WHAT TO PRODUCE: All of the lines below are to be printed again exactly; images are excluded from the output.

DATASET EXTRACT:
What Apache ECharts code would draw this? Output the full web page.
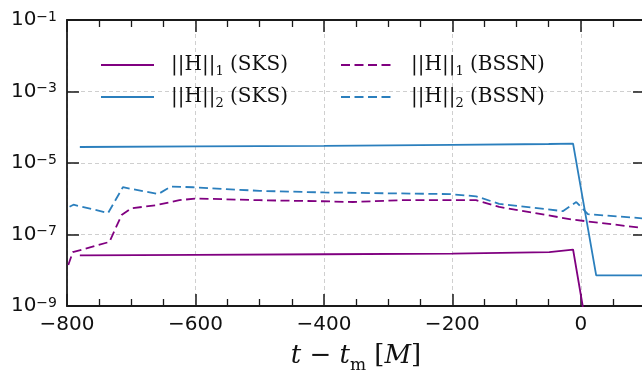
<!DOCTYPE html>
<html>
<head>
<meta charset="utf-8">
<script src="https://cdn.jsdelivr.net/npm/echarts@6/dist/echarts.min.js"></script>
<style>
  html, body { margin: 0; padding: 0; background: #fff; }
  #chart { width: 642px; height: 371px; }
</style>
</head>
<body>
<div id="chart"></div>
<script>
// time axis t - t_m, values of the constraint norms
const tSksH1 = [-780, -600, -400, -200, -49, -12, 3, 15]
const vSksH1 = [2.6e-8, 2.7e-8, 2.8e-8, 2.9e-8, 3.2e-8, 3.8e-8, 1.0e-9, 5.0e-11]

const tSksH2 = [-780, -600, -400, -200, -50, -12, 24, 100]
const vSksH2 = [2.8e-5, 2.9e-5, 3.0e-5, 3.2e-5, 3.4e-5, 3.5e-5, 7.2e-9, 7.2e-9]

const tBssnH1 = [-798, -791, -734, -715, -700, -661, -625, -599, -500, -402, -355, -282, -163, -127, -12, 100]
const vBssnH1 = [1.4e-8, 3.2e-8, 6.2e-8, 3.5e-7, 5.4e-7, 6.6e-7, 9.1e-7, 1.02e-6, 9.1e-7, 8.5e-7, 8.1e-7, 9.1e-7, 9.1e-7, 5.9e-7, 2.6e-7, 1.5e-7]

const tBssnH2 = [-796, -790, -736, -713, -658, -638, -604, -500, -400, -204, -163, -127, -28, -7, 11, 100]
const vBssnH2 = [6.0e-7, 6.8e-7, 4.0e-7, 2.1e-6, 1.35e-6, 2.2e-6, 2.1e-6, 1.66e-6, 1.5e-6, 1.35e-6, 1.17e-6, 7.2e-7, 4.5e-7, 8.1e-7, 3.7e-7, 2.8e-7]

const yTicks = [1e-9, 1e-7, 1e-5, 1e-3, 1e-1]

const PURPLE = '#800080'
const BLUE = '#2b7fbd'

const pairs = (ts, vs) => ts.map((t, i) => [t, vs[i]])

const legendNames = {
  sks1: '||H||{sub|1} (SKS)',
  sks2: '||H||{sub|2} (SKS)',
  bssn1: '||H||{sub|1} (BSSN)',
  bssn2: '||H||{sub|2} (BSSN)'
}

const chart = echarts.init(document.getElementById('chart'), null, { renderer: 'canvas' })

const axisLineStyle = { color: '#1a1a1a', width: 1.8 }
const gridLine = { show: true, lineStyle: { color: '#cfcfcf', width: 1, type: [4, 3] } }
const legendText = {
  fontFamily: 'DejaVu Serif',
  fontSize: 20,
  color: '#111',
  padding: [0, 0, 0, 12],
  rich: {
    sub: { fontFamily: 'DejaVu Serif', fontSize: 13, verticalAlign: 'bottom', lineHeight: 26 }
  }
}

function yLabel(v) {
  const e = Math.round(Math.log10(v))
  return '{b|10}{s|−' + Math.abs(e) + '}'
}

const legendBase = {
  orient: 'vertical', padding: 0, top: 55,
  itemWidth: 53, itemHeight: 14, itemGap: 9,
  itemStyle: { opacity: 0, borderWidth: 0 },
  formatter: n => legendNames[n],
  textStyle: legendText
}

const option = {
  backgroundColor: '#fff',
  animation: false,
  grid: { left: 67, top: 20, width: 578, height: 286, outerBoundsMode: 'none', containLabel: false },
  legend: [
    Object.assign({ left: 100, data: ['sks1', 'sks2'] }, legendBase),
    Object.assign({ left: 340, data: ['bssn1', 'bssn2'] }, legendBase)
  ],
  xAxis: [
    {
      type: 'value', position: 'bottom', min: -800, max: 100, interval: 200,
      axisLine: { show: true, onZero: false, lineStyle: axisLineStyle },
      axisTick: { show: true, inside: true, length: 12, lineStyle: { color: '#1a1a1a', width: 1.5 } },
      minorTick: { show: true, splitNumber: 4, length: 7, lineStyle: { color: '#1a1a1a', width: 1.3 } },
      splitLine: gridLine,
      axisLabel: {
        margin: 9, fontFamily: 'DejaVu Sans', fontSize: 20, color: '#111',
        showMaxLabel: false,
        formatter: v => String(v).replace('-', '−')
      },
      name: '{i|t} − {i|t}{sub|m} [{i|M}]',
      nameLocation: 'middle',
      nameGap: 32,
      nameTextStyle: {
        fontFamily: 'DejaVu Serif', fontSize: 26, color: '#111',
        rich: {
          i: { fontFamily: 'DejaVu Serif', fontStyle: 'italic', fontSize: 26 },
          sub: { fontFamily: 'DejaVu Serif', fontSize: 17, verticalAlign: 'bottom', lineHeight: 36 }
        }
      }
    },
    {
      type: 'value', position: 'top', min: -800, max: 100, interval: 200,
      axisLine: { show: true, onZero: false, lineStyle: axisLineStyle },
      axisTick: { show: true, inside: true, length: 12, lineStyle: { color: '#1a1a1a', width: 1.5 } },
      minorTick: { show: true, splitNumber: 4, length: 7, lineStyle: { color: '#1a1a1a', width: 1.3 } },
      splitLine: { show: false },
      axisLabel: { show: false }
    }
  ],
  yAxis: [
    {
      type: 'log', logBase: 10, min: 1e-9, max: 1e-1, position: 'left',
      axisLine: { show: true, onZero: false, lineStyle: axisLineStyle },
      axisTick: { show: true, inside: true, length: 12, customValues: yTicks, lineStyle: { color: '#1a1a1a', width: 1.5 } },
      minorTick: { show: false },
      splitLine: gridLine,
      axisLabel: {
        margin: 10, color: '#111', customValues: yTicks,
        formatter: yLabel,
        rich: {
          b: { fontFamily: 'DejaVu Sans', fontSize: 20, color: '#111' },
          s: { fontFamily: 'DejaVu Sans', fontSize: 14, color: '#111', verticalAlign: 'top' }
        }
      }
    },
    {
      type: 'log', logBase: 10, min: 1e-9, max: 1e-1, position: 'right',
      axisLine: { show: true, onZero: false, lineStyle: axisLineStyle },
      axisTick: { show: true, inside: true, length: 12, customValues: yTicks, lineStyle: { color: '#1a1a1a', width: 1.5 } },
      minorTick: { show: false },
      splitLine: { show: false },
      axisLabel: { show: false }
    }
  ],
  series: [
    {
      name: 'sks1', type: 'line', symbol: 'none', data: pairs(tSksH1, vSksH1),
      lineStyle: { color: PURPLE, width: 1.8 }, itemStyle: { color: PURPLE }
    },
    {
      name: 'sks2', type: 'line', symbol: 'none', data: pairs(tSksH2, vSksH2),
      lineStyle: { color: BLUE, width: 1.8 }, itemStyle: { color: BLUE }
    },
    {
      name: 'bssn1', type: 'line', symbol: 'none', data: pairs(tBssnH1, vBssnH1),
      lineStyle: { color: PURPLE, width: 1.8, type: [9, 4.5] }, itemStyle: { color: PURPLE }
    },
    {
      name: 'bssn2', type: 'line', symbol: 'none', data: pairs(tBssnH2, vBssnH2),
      lineStyle: { color: BLUE, width: 1.8, type: [9, 4.5] }, itemStyle: { color: BLUE }
    }
  ]
}

chart.setOption(option)
</script>
</body>
</html>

SOLVED EXERCISE:
What Apache ECharts code would draw this? Output the full web page.
<!DOCTYPE html>
<html>
<head>
<meta charset="utf-8">
<script src="https://cdn.jsdelivr.net/npm/echarts@6/dist/echarts.min.js"></script>
<style>
  html, body { margin: 0; padding: 0; background: #fff; }
  #chart { width: 642px; height: 371px; }
</style>
</head>
<body>
<div id="chart"></div>
<script>
// time axis t - t_m, values of the constraint norms
const tSksH1 = [-780, -600, -400, -200, -49, -12, 3, 15]
const vSksH1 = [2.6e-8, 2.7e-8, 2.8e-8, 2.9e-8, 3.2e-8, 3.8e-8, 1.0e-9, 5.0e-11]

const tSksH2 = [-780, -600, -400, -200, -50, -12, 24, 100]
const vSksH2 = [2.8e-5, 2.9e-5, 3.0e-5, 3.2e-5, 3.4e-5, 3.5e-5, 7.2e-9, 7.2e-9]

const tBssnH1 = [-798, -791, -734, -715, -700, -661, -625, -599, -500, -402, -355, -282, -163, -127, -12, 100]
const vBssnH1 = [1.4e-8, 3.2e-8, 6.2e-8, 3.5e-7, 5.4e-7, 6.6e-7, 9.1e-7, 1.02e-6, 9.1e-7, 8.5e-7, 8.1e-7, 9.1e-7, 9.1e-7, 5.9e-7, 2.6e-7, 1.5e-7]

const tBssnH2 = [-796, -790, -736, -713, -658, -638, -604, -500, -400, -204, -163, -127, -28, -7, 11, 100]
const vBssnH2 = [6.0e-7, 6.8e-7, 4.0e-7, 2.1e-6, 1.35e-6, 2.2e-6, 2.1e-6, 1.66e-6, 1.5e-6, 1.35e-6, 1.17e-6, 7.2e-7, 4.5e-7, 8.1e-7, 3.7e-7, 2.8e-7]

const yTicks = [1e-9, 1e-7, 1e-5, 1e-3, 1e-1]

const PURPLE = '#800080'
const BLUE = '#2b7fbd'

const pairs = (ts, vs) => ts.map((t, i) => [t, vs[i]])

const legendNames = {
  sks1: '||H||{sub|1} (SKS)',
  sks2: '||H||{sub|2} (SKS)',
  bssn1: '||H||{sub|1} (BSSN)',
  bssn2: '||H||{sub|2} (BSSN)'
}

const chart = echarts.init(document.getElementById('chart'), null, { renderer: 'canvas' })

const axisLineStyle = { color: '#1a1a1a', width: 1.8 }
const gridLine = { show: true, lineStyle: { color: '#cfcfcf', width: 1, type: [4, 3] } }
const legendText = {
  fontFamily: 'DejaVu Serif',
  fontSize: 20,
  color: '#111',
  padding: [0, 0, 0, 12],
  rich: {
    sub: { fontFamily: 'DejaVu Serif', fontSize: 13, verticalAlign: 'bottom', lineHeight: 26 }
  }
}

function yLabel(v) {
  const e = Math.round(Math.log10(v))
  return '{b|10}{s|−' + Math.abs(e) + '}'
}

const legendBase = {
  orient: 'vertical', padding: 0, top: 55,
  itemWidth: 53, itemHeight: 14, itemGap: 9,
  itemStyle: { opacity: 0, borderWidth: 0 },
  formatter: n => legendNames[n],
  textStyle: legendText
}

const option = {
  backgroundColor: '#fff',
  animation: false,
  grid: { left: 67, top: 20, width: 578, height: 286, outerBoundsMode: 'none', containLabel: false },
  legend: [
    Object.assign({ left: 100, data: ['sks1', 'sks2'] }, legendBase),
    Object.assign({ left: 340, data: ['bssn1', 'bssn2'] }, legendBase)
  ],
  xAxis: [
    {
      type: 'value', position: 'bottom', min: -800, max: 100, interval: 200,
      axisLine: { show: true, onZero: false, lineStyle: axisLineStyle },
      axisTick: { show: true, inside: true, length: 12, lineStyle: { color: '#1a1a1a', width: 1.5 } },
      minorTick: { show: true, splitNumber: 4, length: 7, lineStyle: { color: '#1a1a1a', width: 1.3 } },
      splitLine: gridLine,
      axisLabel: {
        margin: 9, fontFamily: 'DejaVu Sans', fontSize: 20, color: '#111',
        showMaxLabel: false,
        formatter: v => String(v).replace('-', '−')
      },
      name: '{i|t} − {i|t}{sub|m} [{i|M}]',
      nameLocation: 'middle',
      nameGap: 32,
      nameTextStyle: {
        fontFamily: 'DejaVu Serif', fontSize: 26, color: '#111',
        rich: {
          i: { fontFamily: 'DejaVu Serif', fontStyle: 'italic', fontSize: 26 },
          sub: { fontFamily: 'DejaVu Serif', fontSize: 17, verticalAlign: 'bottom', lineHeight: 36 }
        }
      }
    },
    {
      type: 'value', position: 'top', min: -800, max: 100, interval: 200,
      axisLine: { show: true, onZero: false, lineStyle: axisLineStyle },
      axisTick: { show: true, inside: true, length: 12, lineStyle: { color: '#1a1a1a', width: 1.5 } },
      minorTick: { show: true, splitNumber: 4, length: 7, lineStyle: { color: '#1a1a1a', width: 1.3 } },
      splitLine: { show: false },
      axisLabel: { show: false }
    }
  ],
  yAxis: [
    {
      type: 'log', logBase: 10, min: 1e-9, max: 1e-1, position: 'left',
      axisLine: { show: true, onZero: false, lineStyle: axisLineStyle },
      axisTick: { show: true, inside: true, length: 12, customValues: yTicks, lineStyle: { color: '#1a1a1a', width: 1.5 } },
      minorTick: { show: false },
      splitLine: gridLine,
      axisLabel: {
        margin: 10, color: '#111', customValues: yTicks,
        formatter: yLabel,
        rich: {
          b: { fontFamily: 'DejaVu Sans', fontSize: 20, color: '#111' },
          s: { fontFamily: 'DejaVu Sans', fontSize: 14, color: '#111', verticalAlign: 'top' }
        }
      }
    },
    {
      type: 'log', logBase: 10, min: 1e-9, max: 1e-1, position: 'right',
      axisLine: { show: true, onZero: false, lineStyle: axisLineStyle },
      axisTick: { show: true, inside: true, length: 12, customValues: yTicks, lineStyle: { color: '#1a1a1a', width: 1.5 } },
      minorTick: { show: false },
      splitLine: { show: false },
      axisLabel: { show: false }
    }
  ],
  series: [
    {
      name: 'sks1', type: 'line', symbol: 'none', data: pairs(tSksH1, vSksH1),
      lineStyle: { color: PURPLE, width: 1.8 }, itemStyle: { color: PURPLE }
    },
    {
      name: 'sks2', type: 'line', symbol: 'none', data: pairs(tSksH2, vSksH2),
      lineStyle: { color: BLUE, width: 1.8 }, itemStyle: { color: BLUE }
    },
    {
      name: 'bssn1', type: 'line', symbol: 'none', data: pairs(tBssnH1, vBssnH1),
      lineStyle: { color: PURPLE, width: 1.8, type: [9, 4.5] }, itemStyle: { color: PURPLE }
    },
    {
      name: 'bssn2', type: 'line', symbol: 'none', data: pairs(tBssnH2, vBssnH2),
      lineStyle: { color: BLUE, width: 1.8, type: [9, 4.5] }, itemStyle: { color: BLUE }
    }
  ]
}

chart.setOption(option)
</script>
</body>
</html>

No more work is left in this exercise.